Understanding personality styles is crucial for success as a sales leader, which is why I wrote, “The Relationship Selling Secret.”
This month, I’d like to address the five personality traits that need to be considered when we look at success.
Personality styles have been around since the days of Hippocrates. Research on the five core personality traits can be traced back to work that D.W. Fiske did back in 1949 and then later expanded by others, including Norman in 1967, Smith in 1967, Goldberg in 1981 and McCrae & Costa in 1987.
The trait I’d like to explore today is “Openness.” This trait features characteristics that include imagination and insight.
Typically, people with a high degree of openness have a broader range of interests and are curious about the world around them. They enjoy learning and like to learn things about other people that they might not have known. They tend to be open to trying new things, are very creative, and are fine with abstract concepts.
Those that are low in openness tend to be more traditional, set in their ways, and can struggle with abstract thinking. They sometimes resist change and new ideas.
As a sales leader, where do you stand? And if you are low on openness, how can you improve?
Not every personality style is cast in concrete when it comes to openness.
It depends on how your four styles are aligned and how close your scores are. When your scores on the “Four People Personality Assessment” are close, you’re more balanced and tend to see where other people are coming from. Also, how you grew up can impact how open you are based on how your parents raised you. Were they strict or lax? Did they let you explore or were they rigid?
Salespeople enjoy working with leaders that are open to new ideas and concepts. Can you imagine if all you new ideas or approaches to selling where shot down? How can a team then take their performance to a new level?

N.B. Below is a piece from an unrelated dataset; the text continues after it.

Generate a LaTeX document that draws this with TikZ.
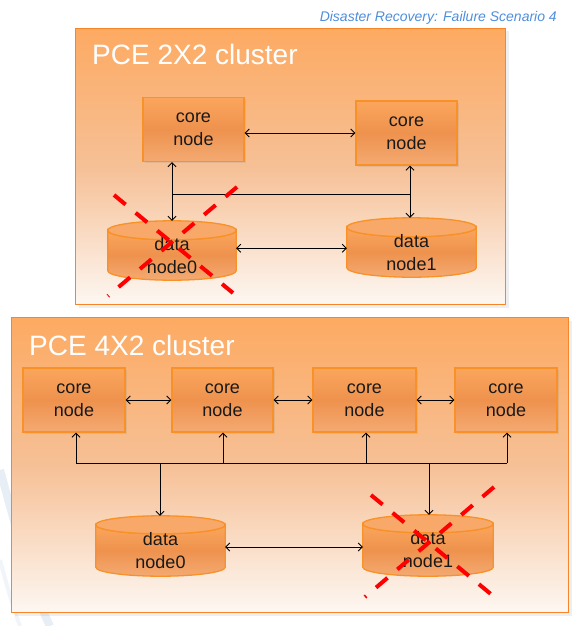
\documentclass[tikz,border=0pt]{standalone}
\usepackage{fontspec}
\setmainfont{Liberation Sans}
\usetikzlibrary{arrows.meta,calc,shadows}
\pgfdeclarelayer{back}
\pgfdeclarelayer{mid}
\pgfsetlayers{back,mid,main}

\definecolor{clborder}{RGB}{247,134,42}
\definecolor{cltop}{RGB}{253,170,98}
\definecolor{clmid}{RGB}{246,192,150}
\definecolor{clbot}{RGB}{253,247,242}
\definecolor{ndborder}{RGB}{248,145,40}
\definecolor{ndtop}{RGB}{251,166,92}
\definecolor{ndmid}{RGB}{238,146,78}
\definecolor{ndbot}{RGB}{244,170,114}
\definecolor{cyltopfill}{RGB}{248,168,104}
\definecolor{titleblue}{RGB}{79,143,219}
\definecolor{swooshcol}{RGB}{232,238,245}

\newcommand\cylshape[2]{%
  \path[cylbody] let \p1=(#1.north west), \p2=(#1.north east), \n1={(\x2-\x1)/2} in
    (#1.north west) -- ($(#1.south west)+(0pt,#2pt)$)
    arc[start angle=180,end angle=360,x radius=\n1,y radius=#2pt]
    -- (#1.north east)
    arc[start angle=0,end angle=-180,x radius=\n1,y radius=#2pt] -- cycle;
  \path[cyltop] let \p1=(#1.north west), \p2=(#1.north east), \n1={(\x2-\x1)/2} in
    (#1.north) ellipse[x radius=\n1, y radius=#2pt];
}

\begin{document}
\begin{tikzpicture}[x=1pt,y=-1pt,
  cluster/.style={draw=clborder, line width=1.8pt, top color=cltop, bottom color=clbot, middle color=clmid,
    drop shadow={shadow xshift=3pt, shadow yshift=-3pt, opacity=0.12}, inner sep=0pt},
  corenode/.style={draw=ndborder, line width=1.4pt, top color=ndtop, bottom color=ndbot, middle color=ndmid,
    minimum width=101pt, minimum height=64pt, inner sep=0pt, align=center,
    font=\fontsize{18}{23}\selectfont, text=black!90,
    drop shadow={shadow xshift=1.5pt, shadow yshift=-1.5pt, opacity=0.15}},
  datanode/.style={inner sep=0pt, align=center, font=\fontsize{18}{23}\selectfont, text=black!90},
  cylbody/.style={draw=ndborder, line width=1.3pt, top color=ndtop, bottom color=ndbot, middle color=ndmid},
  cyltop/.style={draw=ndborder, line width=1.3pt, fill=cyltopfill},
  titletext/.style={text=white, font=\fontsize{28}{32}\selectfont, inner sep=0pt},
  headtext/.style={text=titleblue, font=\fontsize{14}{16}\selectfont\itshape, inner sep=0pt},
  wire/.style={draw=black, line width=0.8pt},
  towire/.style={wire, -{Straight Barb[length=4pt,width=8pt]}},
  bothwire/.style={wire, {Straight Barb[length=4pt,width=8pt]}-{Straight Barb[length=4pt,width=8pt]}},
  xmark/.style={draw=red, line width=4pt, dash pattern=on 15pt off 13pt},
  swooshline/.style={draw=swooshcol, line width=8pt}
]
\useasboundingbox (0,0) rectangle (580,626);

\begin{pgfonlayer}{back}
  \fill[white] (0,0) rectangle (580,626);
  \draw[swooshline] (0,470) .. controls (18,535) and (32,590) .. (50,626);
  \draw[swooshline, line width=4pt, opacity=0.6] (0,560) .. controls (8,590) and (14,610) .. (20,626);
  \node[cluster, minimum width=430pt, minimum height=276pt] (cl1) at (290.5,166.5) {};
  \node[cluster, minimum width=557pt, minimum height=295pt] (cl2) at (290,465) {};
\end{pgfonlayer}

% titles
\node[headtext, anchor=base east] (hd) at (557,22) {Disaster Recovery: Failure Scenario 4};
\node[titletext, anchor=base west] (t1) at (92,64) {PCE 2X2 cluster};
\node[titletext, anchor=base west] (t2) at (29,355) {PCE 4X2 cluster};

% top cluster nodes
\node[corenode] (a1) at (193.5,129.5) {core\\node};
\node[corenode] (a2) at (406.5,133) {core\\node};
\node[datanode, minimum width=128pt, minimum height=49.5pt] (ad0) at (172,255.25) {data\\node0};
\node[datanode, minimum width=129pt, minimum height=49.5pt] (ad1) at (411.5,252.25) {data\\node1};

% bottom cluster nodes
\node[corenode, minimum width=102pt] (b1) at (74,400) {core\\node};
\node[corenode, minimum width=101pt] (b2) at (222.5,400) {core\\node};
\node[corenode, minimum width=103pt] (b3) at (364.5,400) {core\\node};
\node[corenode, minimum width=102pt] (b4) at (506,400) {core\\node};
\node[datanode, minimum width=129pt, minimum height=51pt] (bd0) at (160.5,550.5) {data\\node0};
\node[datanode, minimum width=130pt, minimum height=52pt] (bd1) at (428,550) {data\\node1};

\begin{pgfonlayer}{mid}
  \cylshape{ad0}{9.5}
  \cylshape{ad1}{9.5}
  \cylshape{bd0}{9}
  \cylshape{bd1}{9}
\end{pgfonlayer}

\coordinate (ad0top) at ([yshift=9.5pt]ad0.north);
\coordinate (ad1top) at ([yshift=9.5pt]ad1.north);
\coordinate (bd0top) at ([yshift=9pt]bd0.north);
\coordinate (bd1top) at ([yshift=9pt]bd1.north);

% top connectors
\draw[bothwire] ([yshift=-3.5pt]a1.east) -- ([yshift=-3.5pt]a1.east -| a2.west);
\coordinate (p1) at (172,194);
\coordinate (p2) at (410,194);
\draw[wire] (p1) -- (p2);
\draw[towire] (p1) -- (p1 |- a1.south);
\draw[towire] (p1) -- (p1 |- ad0top);
\draw[towire] (p2) -- (p2 |- a2.south);
\draw[towire] (p2) -- (p2 |- ad1top);
\draw[bothwire] ([yshift=7pt]ad0.east) -- ([yshift=7pt]ad0.east -| ad1.west);

% bottom connectors
\draw[bothwire] (b1) -- (b2);
\draw[bothwire] (b2) -- (b3);
\draw[bothwire] (b3) -- (b4);
\coordinate (q1) at (76,463);
\coordinate (q2) at (223,463);
\coordinate (q3) at (366,463);
\coordinate (q4) at (507,463);
\coordinate (r0) at (160,463);
\coordinate (r1) at (429,463);
\draw[wire] (q1) -- (q4);
\draw[towire] (q1) -- (q1 |- b1.south);
\draw[towire] (q2) -- (q2 |- b2.south);
\draw[towire] (q3) -- (q3 |- b3.south);
\draw[towire] (q4) -- (q4 |- b4.south);
\draw[towire] (r0) -- (r0 |- bd0top);
\draw[towire] (r1) -- (r1 |- bd1top);
\draw[bothwire] ([yshift=3.5pt]bd0.east) -- ([yshift=3.5pt]bd0.east -| bd1.west);

% failure marks
\draw[xmark] (114,195) -- (233,293);
\draw[xmark] (237,187) -- (108,296);
\draw[xmark] (371,495) -- (492,595);
\draw[xmark] (494,487) -- (365,597);
\end{tikzpicture}
\end{document}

Great leaders are open to the ideas of their salespeople and are willing to have robust discussions as to what would work, what might not work and how they can implement new concepts and approaches to selling. Now let’s address the natural tendencies of each of the Four People Personality Styles.
Gold is the Director
Blue is the Relator
Green is the Detective
Orange is the Activator
Breaking them down even further, the Gold and the Green are more dominant left-brain styles, and the Blue and Orange the more dominant right-brain styles.

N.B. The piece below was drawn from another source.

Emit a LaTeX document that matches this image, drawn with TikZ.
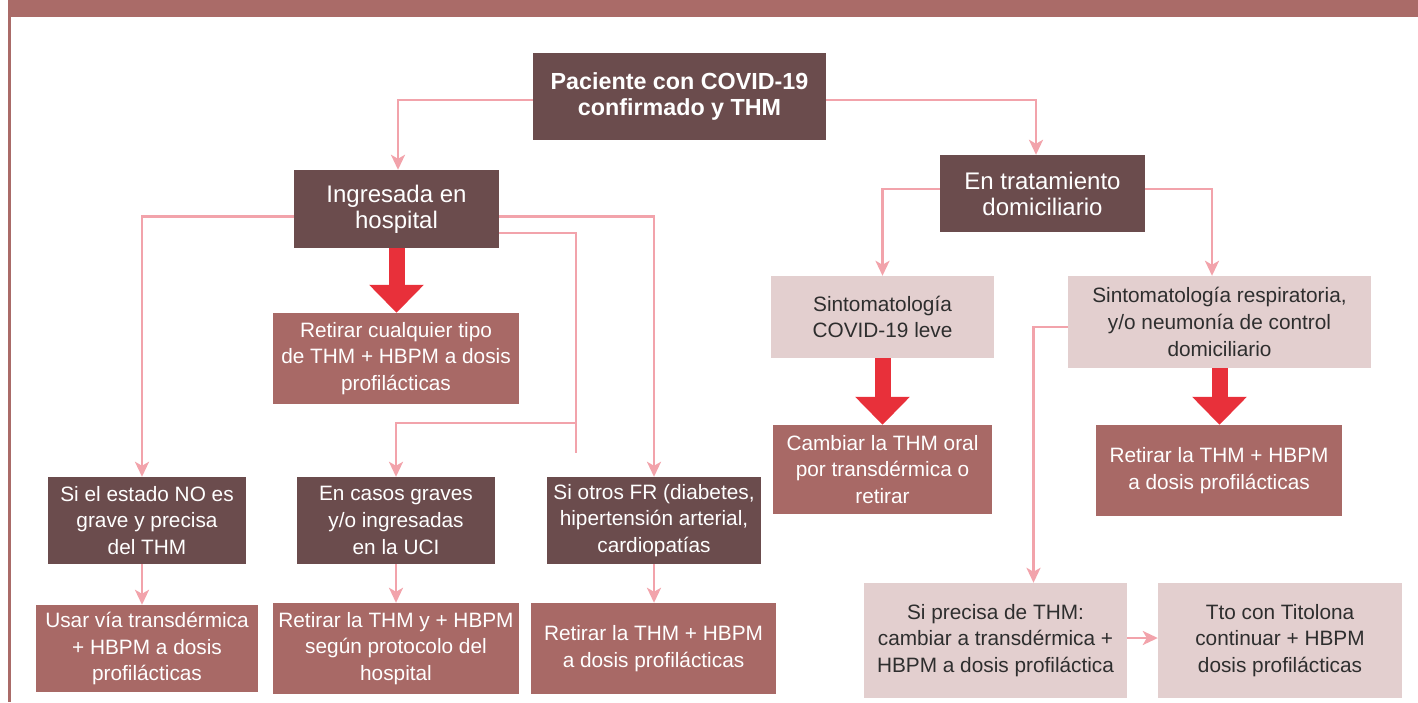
\documentclass[tikz,border=0pt]{standalone}
\usepackage{fontspec}
\setmainfont{Liberation Sans}
\usetikzlibrary{arrows.meta,calc}
\definecolor{dkbrown}{HTML}{6B4C4D}
\definecolor{mdbrown}{HTML}{A86966}
\definecolor{ltpink}{HTML}{E3CFCF}
\definecolor{pinkline}{HTML}{F2A3AB}
\definecolor{redarr}{HTML}{E8303A}
\definecolor{barcol}{HTML}{AA6B68}
\definecolor{darktext}{HTML}{2E2E2E}
\begin{document}
\begin{tikzpicture}[x=1pt,y=-1pt,
  base/.style={rectangle, inner sep=0pt, align=center, font=\fontsize{20.8}{26.8}\selectfont},
  dark/.style={base, fill=dkbrown, text=white},
  mid/.style={base, fill=mdbrown, text=white},
  light/.style={base, fill=ltpink, text=darktext},
  sz/.style 2 args={minimum width=#1pt, minimum height=#2pt},
  linkarrow/.style={draw=pinkline, line width=2.7pt, -{Stealth[length=15pt,width=14pt,inset=4pt]}},
  plainline/.style={draw=pinkline, line width=2.7pt},
  bigarrow/.style={draw=redarr, line width=16pt, -{Triangle[width=53pt,length=28pt]}}]
\useasboundingbox (0,0) rectangle (1418,702);
\fill[barcol] (8,0) rectangle (1418,17);
\fill[barcol] (8,17) rectangle (11,702);

% nodes
\node[dark, sz={293}{87}, font=\fontsize{23.3}{26.5}\selectfont\bfseries] (top) at (679.5,96.5) {Paciente con COVID-19\\confirmado y THM};
\node[dark, sz={205}{78}, font=\fontsize{24}{26}\selectfont] (ing) at (396.5,209) {Ingresada en\\hospital};
\node[dark, sz={205}{77}, font=\fontsize{24}{26}\selectfont] (entr) at (1042.5,193.5) {En tratamiento\\domiciliario};
\node[mid, sz={246}{91}] (retC) at (396,358.5) {Retirar cualquier tipo\\de THM + HBPM a dosis\\profilácticas};
\node[dark, sz={198}{87}] (estado) at (147,520.5) {Si el estado NO es\\grave y precisa\\del THM};
\node[dark, sz={198}{87}] (graves) at (396,520.5) {En casos graves\\y/o ingresadas\\en la UCI};
\node[dark, sz={214}{87}] (otros) at (654,520.5) {Si otros FR (diabetes,\\hipertensión arterial,\\cardiopatías};
\node[mid, sz={222}{87}] (usar) at (147,648.5) {Usar vía transdérmica\\+ HBPM a dosis\\profilácticas};
\node[mid, sz={246}{91}] (retY) at (396,648.5) {Retirar la THM y + HBPM\\según protocolo del\\hospital};
\node[mid, sz={245}{91}] (retL) at (653.5,648.5) {Retirar la THM + HBPM\\a dosis profilácticas};
\node[light, sz={223}{82}] (leve) at (882.5,317) {Sintomatología\\COVID-19 leve};
\node[mid, sz={219}{89}] (cambiar) at (882.5,469.5) {Cambiar la THM oral\\por transdérmica o\\retirar};
\node[light, sz={303}{92}] (resp) at (1219.5,322) {Sintomatología respiratoria,\\y/o neumonía de control\\domiciliario};
\node[mid, sz={246}{91}] (retR) at (1219,470.5) {Retirar la THM + HBPM\\a dosis profilácticas};
\node[light, sz={263}{115}] (precisa) at (995.5,640.5) {Si precisa de THM:\\cambiar a transdérmica +\\HBPM a dosis profiláctica};
\node[light, sz={244}{115}] (tto) at (1280,640.5) {Tto con Titolona\\continuar + HBPM\\dosis profilácticas};

% connectors
\draw[linkarrow] ([yshift=-3.5pt]top.west) -| ([xshift=1.5pt]ing.north);
\draw[linkarrow] ([yshift=-3.5pt]top.east) -| ([xshift=-6.5pt]entr.north);
\draw[linkarrow] ([yshift=-7.7pt]ing.west) -| ([xshift=-5pt]estado.north);
\draw[linkarrow] ([yshift=-7.7pt]ing.east) -| (otros.north);
\coordinate (j1) at (576,423);
\coordinate (j2) at (576,453);
\draw[plainline] ([yshift=-24pt]ing.east) -| (j2);
\draw[linkarrow] (j1) -| (graves.north);
\draw[linkarrow] ([xshift=-5pt]estado.south) -- ([xshift=-5pt]usar.north);
\draw[linkarrow] (graves.south) -- (retY.north);
\draw[linkarrow] (otros.south) -- (otros.south |- retL.north);
\draw[linkarrow] ([yshift=4.5pt]entr.west) -| (leve.north);
\draw[linkarrow] ([yshift=4.5pt]entr.east) -| ([xshift=-7.5pt]resp.north);
\draw[linkarrow] ([yshift=-5pt]resp.west) -| ([xshift=38pt]precisa.north);
\draw[linkarrow] ([yshift=2.5pt]precisa.east) -- ([yshift=2.5pt]precisa.east -| tto.west);

% big red arrows
\draw[bigarrow] (ing.south) -- (ing.south |- retC.north);
\draw[bigarrow] (leve.south) -- (cambiar.north);
\draw[bigarrow] (resp.south) -- (resp.south |- retR.north);
\end{tikzpicture}
\end{document}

We can see from the left and right brain which styles tend to be more naturally open when it comes to sales leadership. As we look at the focus of the left brain, we see that the characteristics tend to be focused on task, facts, more rational, sequential in their approach, more details oriented, desire analysis and are more logical. Since facts are important to them, they would not be as open to abstract concepts. So, for the Gold and Green leaders, it can be more of a challenge to be open to their salespeople’s new ideas and approaches. Golds and Greens need to be cognizant of this. In a world where change is accelerating, new ideas can give your sales team a huge advantage.
The Blue and Orange styles tend to be more open to new ideas and concepts, and sometimes without looking too deeply at the details. The characteristics of the right brain include feelings, being more random in approach than structured, bigger picture than detail oriented, and more relationship than task driven. They desire synthesis over analysis. In other words, what do you do with the analysis? They also tend to be more creative than logical.
As a Gold or a Green, be aware of your strengths of being detailed and sometimes testing concepts. It’s okay to test concepts but start by being open when your salespeople bring an idea. Don’t automatically shut it down without hearing them through and then asking the appropriate questions to engage them in a more robust discussion.
As a Blue or Orange, your relationship strengths will lead you to being open to your salespeople’s ideas. Deliberately question the concepts to confirm the strength of their ideas.
Remember, every personality has strengths to leverage. The key is to realize what your non strengths are and work and improving them to be more balanced.